The flange secures the toilet to the floor. If the flange is damaged or loose, the toilet would wobble, and a wobbling toilet will twist the wax ring and later lead to leaks. An unwavering flange is crucial to a leak-free toilet.
Step 2. Place the Bolts and Wax Ring
To eliminate the need to cut or snap excess bolt length, use self-adjusting bolts. The bolts have white thread locker which pushes the screw further into the anchor nut when the hex nut reaches it. Position the bolts on either side and place the lock washers down against the flange.
Next, put the wax ring on the flange directly or on the toilet underside. We would recommend you put it on the flange because with this; there is no way it will fall off when moving the toilet around. In case your flange is sitting a bit low, an extended-height wax ring would be preferable.
Step 3. Secure the Toilet to the Floor
Place the toilet on the flange and once you connect it to the soil pipe, fastened it to the floor by locking the bolts. Screw each of the bolts half way and then carefully tighten each of them. By the way, try not to over-tighten the bolts as they can crack the toilet pan.
If you got a one-piece toilet, then you are done with this part. However, if you chose the two-piece toilet (the tank-to-bowl closets bolts pass through the holes at the base of the cistern) follow the manufacturer instruction.
Step 4. Install the Tank
When you unpack your tank, you will find all the bolts, screws, bits, and connections required for installation. Most of the cistern has a way of being mounted on the wall. Mount and tighten the tank as per the manufacturer instructions. Accordingly, make sure the cistern tank is perpendicular to the toilet bowl.

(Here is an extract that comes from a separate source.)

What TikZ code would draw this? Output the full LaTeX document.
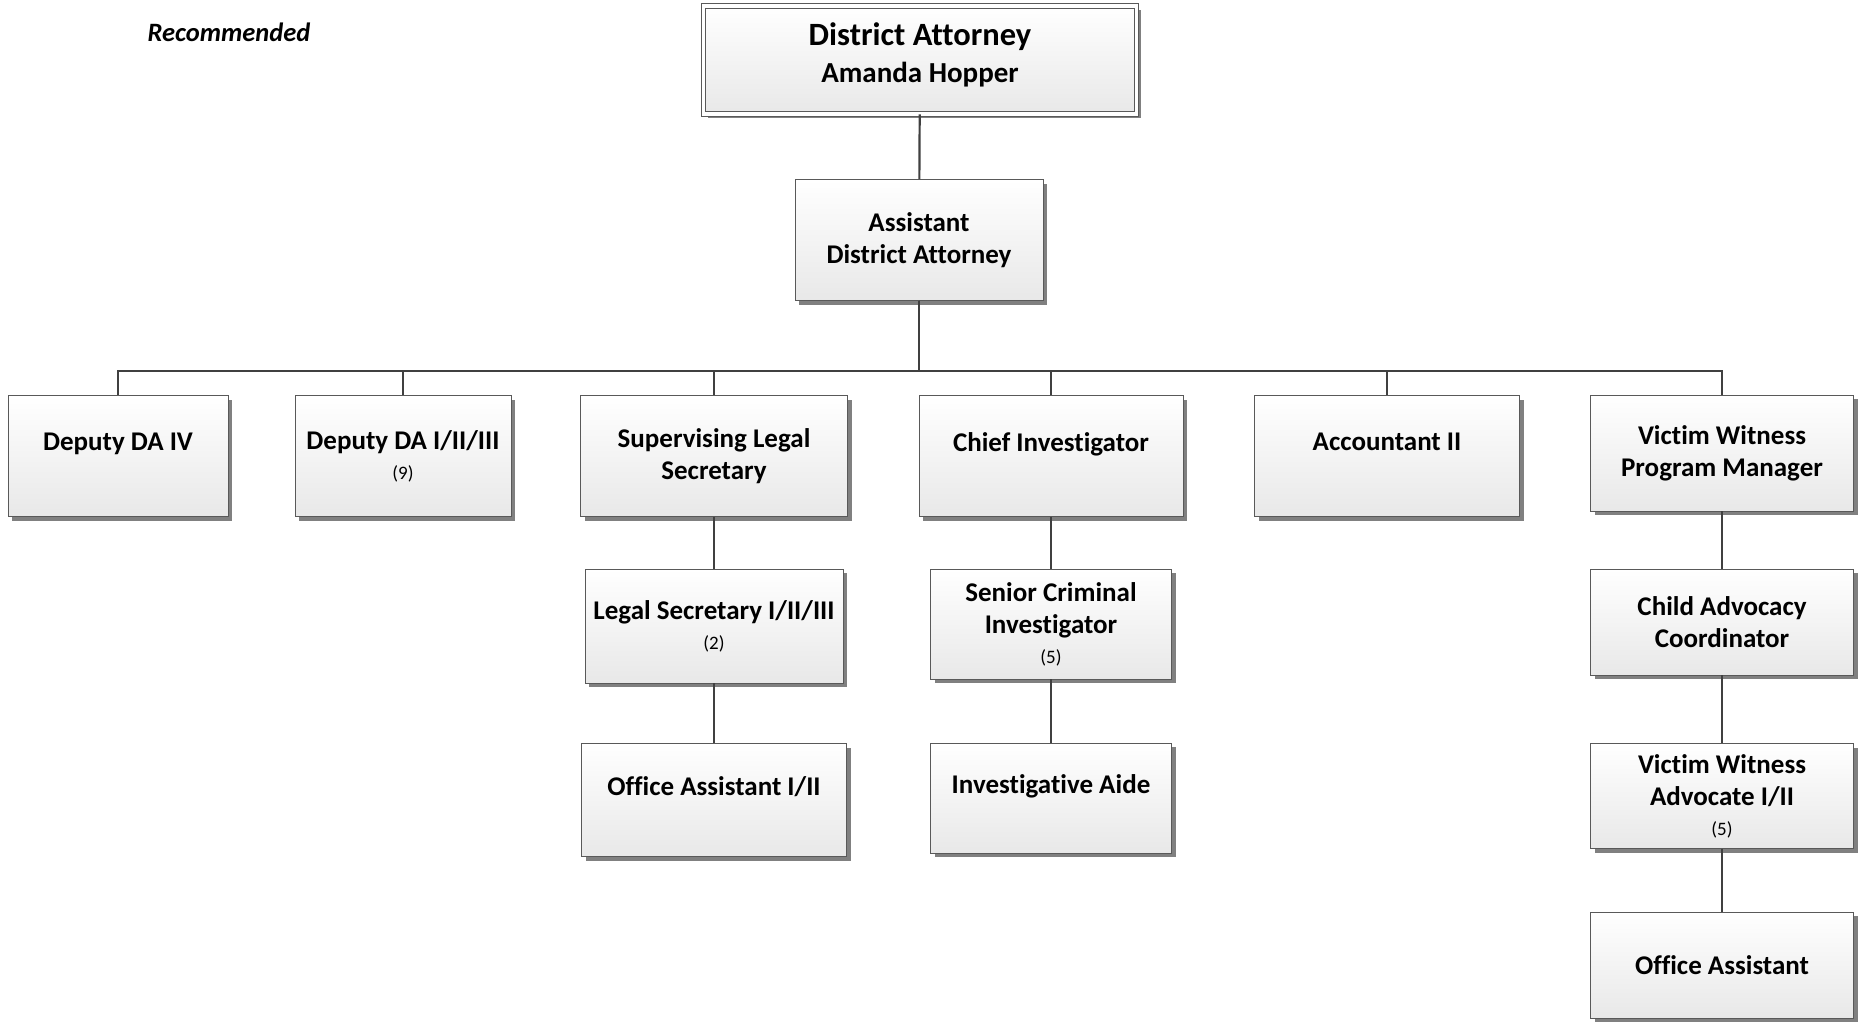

Also, make sure the bowl and tank are levels with each other horizontally. Now, use a wrench to connect the water pipe to the cistern tank. Then tighten up until it is nicely secured.
Check also our guide about how to clean a toilet tank.
Step 5. Turn on the Water and Check for Leaks
After everything is secure and fixed in place, turn the water back on and wait for the tank to fill. Then make sure there is no leak from the tank, and after which you flush the toilet several times. Inspect the seals for leakage and when you are sure everything looks perfect, use silicone to create a seal around the bottom of the toilet pan. Finally, to add an extra level of waterproofing, add a small amount of sealant at the places where the bolts sit against the tank.
Even though installing toilet may look challenging when it comes to getting it right the first time, this guide will have given you an insight into the best way to remove your old toilet and install the new one. We have mentioned all the steps you need to fix your toilet like a professional plumber.
Now, while carrying out this project on your own will help you save money, it will also turn you into a professional plumber in no time. We hope we are successful in widening your knowledge about toilet installation and you can carry out the project whenever you are ready.